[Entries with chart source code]
>> START
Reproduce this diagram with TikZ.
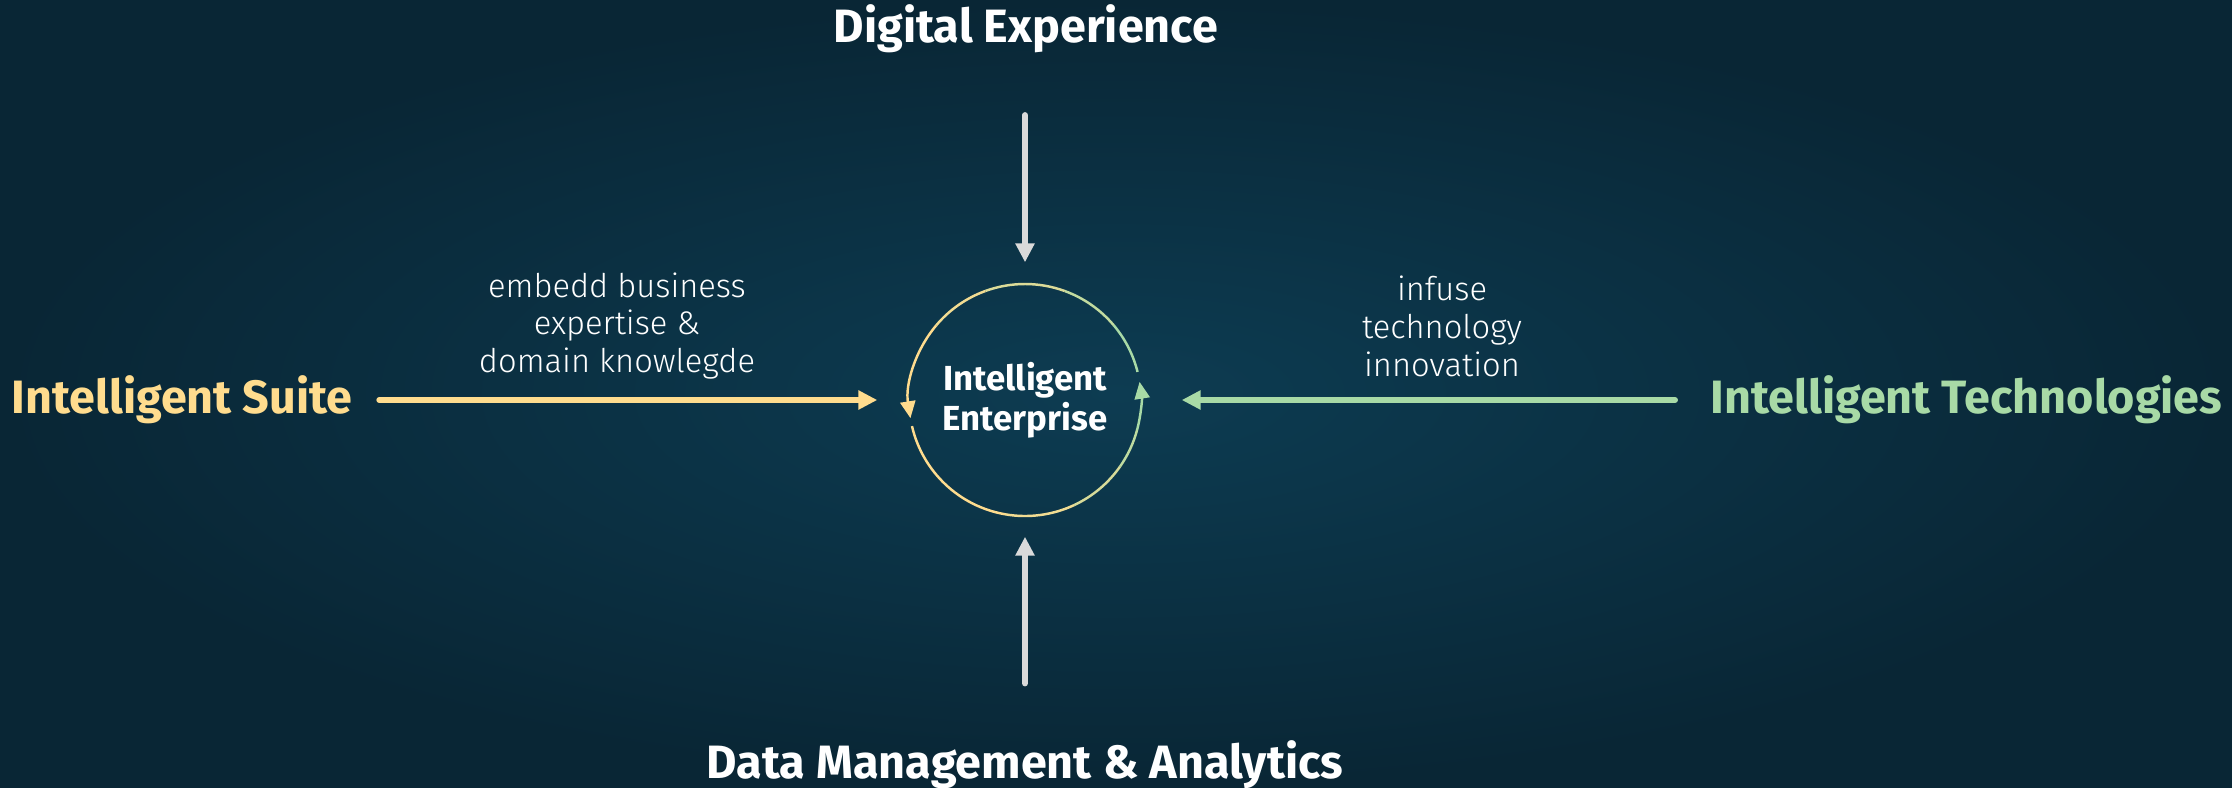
\documentclass[tikz,border=0pt]{standalone}
\usepackage{fontspec}
\setmainfont{Fira Sans}
\newfontfamily\lightfont{Fira Sans}[UprightFont = * Light]
\usetikzlibrary{positioning}
\usetikzlibrary{arrows.meta}
\definecolor{suiteYellow}{RGB}{255,220,142}
\definecolor{techGreen}{RGB}{168,218,166}
\definecolor{arrowGrey}{RGB}{218,218,218}
\definecolor{bgInner}{RGB}{13,60,82}
\definecolor{bgOuter}{RGB}{9,38,53}

\begin{document}
\begin{tikzpicture}[bigLabel/.style  = {font = \bfseries\fontsize{13.3}{16}\selectfont, inner sep = 0pt},
                    noteText/.style  = {font = \lightfont\fontsize{9.3}{10.8}\selectfont, text = white, align = center, inner sep = 0pt},
                    flowArrow/.style = {line width = 1.7pt, line cap = round, -{Triangle[length = 5.4pt, width = 5.2pt]}},
                    loopArc/.style   = {line width = 0.7pt},
                    loopTip/.style   = {-{Triangle[length = 4.8pt, width = 4.3pt]}}]
    % background
    \fill [inner color = bgInner, outer color = bgOuter] (0,0) rectangle (22.32,7.87);
    \useasboundingbox (0,0) rectangle (22.32,7.87);

    \node [circle, minimum size = 2.32cm, inner sep = 0pt, text = white, align = center,
           font = \bfseries\fontsize{9.9}{11.3}\selectfont]                      (core)    at (10.25,3.87) {Intelligent\\Enterprise};
    \coordinate (coreCentre) at (10.25,3.87);

    \node [bigLabel, text = white,       anchor = base]      (digital) at (10.26,7.45) {Digital Experience};
    \node [bigLabel, text = white,       anchor = base]      (data)    at (10.25,0.09) {Data Management \& Analytics};
    \node [bigLabel, text = suiteYellow, anchor = base west] (suite)   at (0.11,3.74)  {Intelligent Suite};
    \node [bigLabel, text = techGreen,   anchor = base east] (tech)    at (22.23,3.74) {Intelligent Technologies};

    \node [noteText] (suiteNote) at (6.17,4.61)  {embedd business\\expertise \&\\domain knowlegde};
    \node [noteText] (techNote)  at (14.42,4.61) {infuse\\technology\\innovation};

    % arrows into the core
    \draw [flowArrow, suiteYellow, shorten <= 0.26cm, shorten >= 0.31cm] (suite.east |- core) -- (core.west);
    \draw [flowArrow, techGreen,   shorten <= 0.35cm, shorten >= 0.40cm] (tech.west |- core)  -- (core.east);
    \draw [flowArrow, arrowGrey,   shorten <= 0.62cm, shorten >= 0.21cm] (core |- digital.south) -- (core.north);
    \draw [flowArrow, arrowGrey,   shorten <= 0.56cm, shorten >= 0.20cm] (core |- data.north)    -- (core.south);

    % the loop round the core
    \draw [loopArc, techGreen]                         (coreCentre) ++(14:1.16)  arc [start angle = 14,  end angle = 40,  radius = 1.16];
    \draw [loopArc, techGreen!70!suiteYellow]          (coreCentre) ++(40:1.16)  arc [start angle = 40,  end angle = 70,  radius = 1.16];
    \draw [loopArc, techGreen!40!suiteYellow]          (coreCentre) ++(70:1.16)  arc [start angle = 70,  end angle = 110, radius = 1.16];
    \draw [loopArc, techGreen!15!suiteYellow]          (coreCentre) ++(110:1.16) arc [start angle = 110, end angle = 140, radius = 1.16];
    \draw [loopArc, loopTip, suiteYellow]              (coreCentre) ++(140:1.16) arc [start angle = 140, end angle = 189, radius = 1.16];
    \draw [loopArc, suiteYellow]                       (coreCentre) ++(193:1.16) arc [start angle = 193, end angle = 260, radius = 1.16];
    \draw [loopArc, suiteYellow!85!techGreen]          (coreCentre) ++(260:1.16) arc [start angle = 260, end angle = 295, radius = 1.16];
    \draw [loopArc, suiteYellow!55!techGreen]          (coreCentre) ++(295:1.16) arc [start angle = 295, end angle = 325, radius = 1.16];
    \draw [loopArc, suiteYellow!25!techGreen]          (coreCentre) ++(325:1.16) arc [start angle = 325, end angle = 345, radius = 1.16];
    \draw [loopArc, loopTip, techGreen]                (coreCentre) ++(345:1.16) arc [start angle = 345, end angle = 369, radius = 1.16];
\end{tikzpicture}
\end{document}
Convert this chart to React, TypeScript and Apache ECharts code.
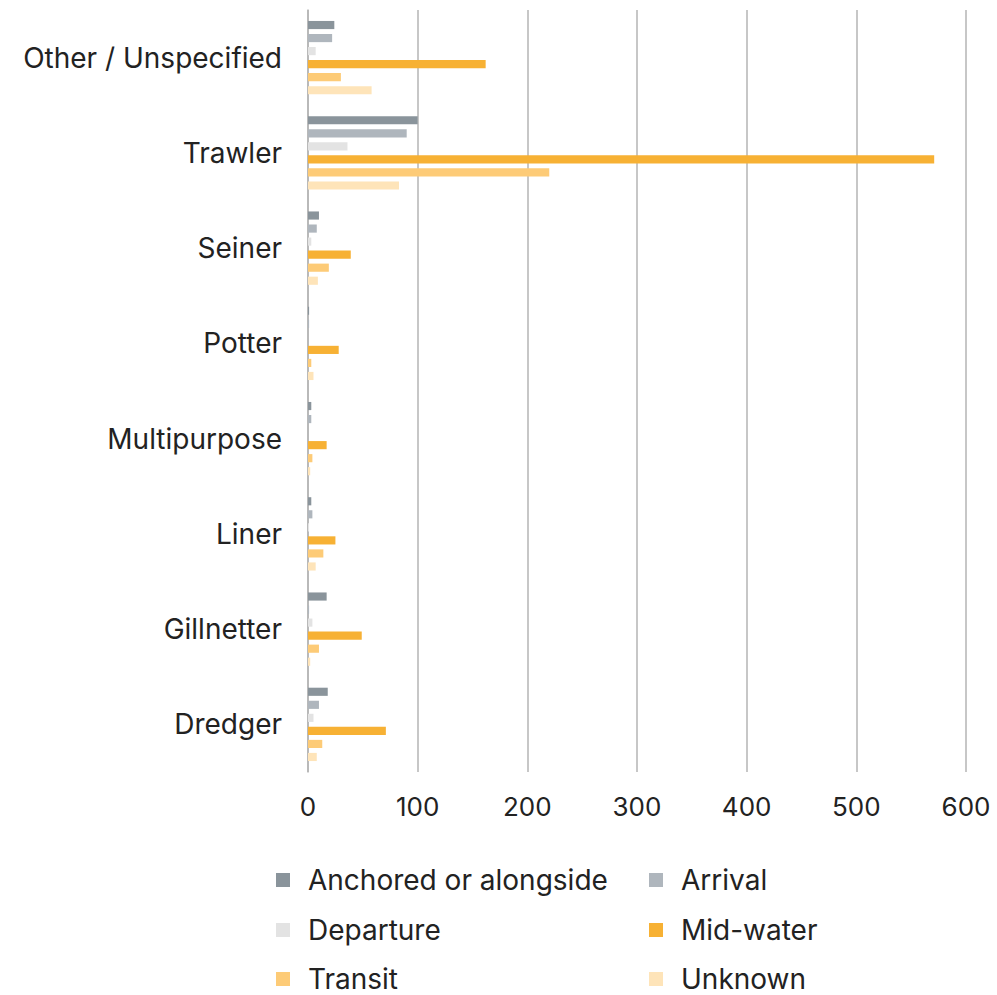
>> END
**THE REQUEST:**
Print each of the records above exactly as written, leaving no picture in the copy.

**FINISHED ANSWER:**
Reproduce this diagram with TikZ.
\documentclass[tikz,border=0pt]{standalone}
\usepackage{fontspec}
\setmainfont{Fira Sans}
\newfontfamily\lightfont{Fira Sans}[UprightFont = * Light]
\usetikzlibrary{positioning}
\usetikzlibrary{arrows.meta}
\definecolor{suiteYellow}{RGB}{255,220,142}
\definecolor{techGreen}{RGB}{168,218,166}
\definecolor{arrowGrey}{RGB}{218,218,218}
\definecolor{bgInner}{RGB}{13,60,82}
\definecolor{bgOuter}{RGB}{9,38,53}

\begin{document}
\begin{tikzpicture}[bigLabel/.style  = {font = \bfseries\fontsize{13.3}{16}\selectfont, inner sep = 0pt},
                    noteText/.style  = {font = \lightfont\fontsize{9.3}{10.8}\selectfont, text = white, align = center, inner sep = 0pt},
                    flowArrow/.style = {line width = 1.7pt, line cap = round, -{Triangle[length = 5.4pt, width = 5.2pt]}},
                    loopArc/.style   = {line width = 0.7pt},
                    loopTip/.style   = {-{Triangle[length = 4.8pt, width = 4.3pt]}}]
    % background
    \fill [inner color = bgInner, outer color = bgOuter] (0,0) rectangle (22.32,7.87);
    \useasboundingbox (0,0) rectangle (22.32,7.87);

    \node [circle, minimum size = 2.32cm, inner sep = 0pt, text = white, align = center,
           font = \bfseries\fontsize{9.9}{11.3}\selectfont]                      (core)    at (10.25,3.87) {Intelligent\\Enterprise};
    \coordinate (coreCentre) at (10.25,3.87);

    \node [bigLabel, text = white,       anchor = base]      (digital) at (10.26,7.45) {Digital Experience};
    \node [bigLabel, text = white,       anchor = base]      (data)    at (10.25,0.09) {Data Management \& Analytics};
    \node [bigLabel, text = suiteYellow, anchor = base west] (suite)   at (0.11,3.74)  {Intelligent Suite};
    \node [bigLabel, text = techGreen,   anchor = base east] (tech)    at (22.23,3.74) {Intelligent Technologies};

    \node [noteText] (suiteNote) at (6.17,4.61)  {embedd business\\expertise \&\\domain knowlegde};
    \node [noteText] (techNote)  at (14.42,4.61) {infuse\\technology\\innovation};

    % arrows into the core
    \draw [flowArrow, suiteYellow, shorten <= 0.26cm, shorten >= 0.31cm] (suite.east |- core) -- (core.west);
    \draw [flowArrow, techGreen,   shorten <= 0.35cm, shorten >= 0.40cm] (tech.west |- core)  -- (core.east);
    \draw [flowArrow, arrowGrey,   shorten <= 0.62cm, shorten >= 0.21cm] (core |- digital.south) -- (core.north);
    \draw [flowArrow, arrowGrey,   shorten <= 0.56cm, shorten >= 0.20cm] (core |- data.north)    -- (core.south);

    % the loop round the core
    \draw [loopArc, techGreen]                         (coreCentre) ++(14:1.16)  arc [start angle = 14,  end angle = 40,  radius = 1.16];
    \draw [loopArc, techGreen!70!suiteYellow]          (coreCentre) ++(40:1.16)  arc [start angle = 40,  end angle = 70,  radius = 1.16];
    \draw [loopArc, techGreen!40!suiteYellow]          (coreCentre) ++(70:1.16)  arc [start angle = 70,  end angle = 110, radius = 1.16];
    \draw [loopArc, techGreen!15!suiteYellow]          (coreCentre) ++(110:1.16) arc [start angle = 110, end angle = 140, radius = 1.16];
    \draw [loopArc, loopTip, suiteYellow]              (coreCentre) ++(140:1.16) arc [start angle = 140, end angle = 189, radius = 1.16];
    \draw [loopArc, suiteYellow]                       (coreCentre) ++(193:1.16) arc [start angle = 193, end angle = 260, radius = 1.16];
    \draw [loopArc, suiteYellow!85!techGreen]          (coreCentre) ++(260:1.16) arc [start angle = 260, end angle = 295, radius = 1.16];
    \draw [loopArc, suiteYellow!55!techGreen]          (coreCentre) ++(295:1.16) arc [start angle = 295, end angle = 325, radius = 1.16];
    \draw [loopArc, suiteYellow!25!techGreen]          (coreCentre) ++(325:1.16) arc [start angle = 325, end angle = 345, radius = 1.16];
    \draw [loopArc, loopTip, techGreen]                (coreCentre) ++(345:1.16) arc [start angle = 345, end angle = 369, radius = 1.16];
\end{tikzpicture}
\end{document}
Convert this chart to React, TypeScript and Apache ECharts code.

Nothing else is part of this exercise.